Les trafics dans les quartiers et «les vies pourries»
De La Seyne ou d’ailleurs, les petits dealers de stups font l’ordinaire des audiences de comparution immédiate. Avec un profil de jeune homme assuré, parfois jusqu’à l’arrogance
F «erme ? »« Oui, ferme. » Petit moment d’incrédulité à la barre du tribunal correctionnel de Toulon. Moment de bascule. Celui où le prévenu, coupable comme il s’y attendait, voit s’annoncer dix-huit mois derrière les barreaux. Retour sur terre après une audience passée sur le ton de la nonchalance. C’est l’histoire de Dylan C., juste 18 ans, originaire de Reims, qui semblerait être venu prendre le soleil dans la cité Berthe à La Seyne. « Donc, vous êtes sur un canapé, devant le bâtiment .»« Ben voilà. J’suis là, je suis posé. » Dylan se montre cool. « Expliquez-moi, c’est où la place d’un canapé ? Dans la rue, devant un immeuble ? », s’échine le tribunal. «On n’a pas le droit de s’asseoir ? Pas le droit de prendre l’air?», regimbe le jeune homme. « Et les policiers vous entendent dire “Ara”. C’est pour se délasser les cordes vocales ? » « Ara », c’est l’appel du guetteur, le signal de l’arrivée de la police. Le jour de son arrestation, le 20 septembre, le visage dissimulé sous un masque noir, Dylan C. a vendu du cannabis – il en avait 133 gr sur lui. Plus un sachet à côté.

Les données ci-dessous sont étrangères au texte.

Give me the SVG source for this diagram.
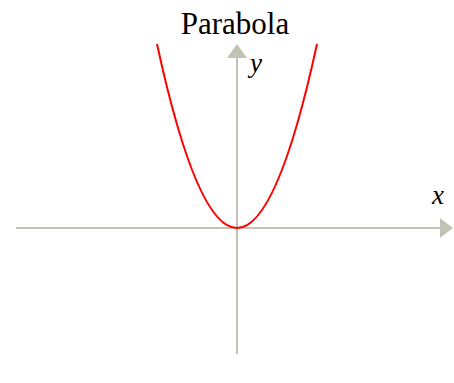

«Vous savez, c’est la première fois »
« Vous savez, c’est la première fois », s’empresse-t-il de dire au tribunal. « Oui, oui, on sait », évacue le juge tranquillement. De cette réponse aussi, il a l’habitude. Ce qui coince, c’est le comportement « inacceptable » des dealers qui prennent possession de territoires, et dont les habitants subissent la présence. « Les gens ont des vies pourries dans les cités, dans les halls, les étages des immeubles. Des gens qui n’ont pas plus d’argent que vous». Colère du juge. « C’est une vie d’enfer. C’est ce qu’il y a de plus détestable dans ces trafics. »
« Ils délirent sur une vie prospère sans travailler »
Le ministère public enfonce le clou. « Le bailleur social a reçu les doléances de familles de la cité », les trafics « empoisonnent la vie de nos concitoyens ». Quant à ces jeunes majeurs, « ils délirent sur un avenir prospère, sans travailler ». La défense veut donner le contexte de l’absence de coopération du prévenu – car celui-ci a beaucoup nié. « En garde à vue, il ne s’est pas expliqué. Sauf quand on lui a demandé s’il a peur des représailles. » Me Christophe Hernandez insiste : « Le danger de ce genre d’audiences, c’est de vouloir faire un exemple. » Son client est « en rupture de ban avec sa famille », il a « le profil idéal pour faire la chair à canon du trafic, celui qui est en première ligne ». La défense demande de mettre la condamnation « à la juste mesure de sa responsabilité, c’est-à-dire deux transactions ». Au vu du casier judiciaire et d’un premier sursis de mise à l’épreuve toujours en cours, le tribunal décide de dix-huit mois ferme, comme requis par le parquet. Avec un maintien en détention. Et donc de la prison, ferme.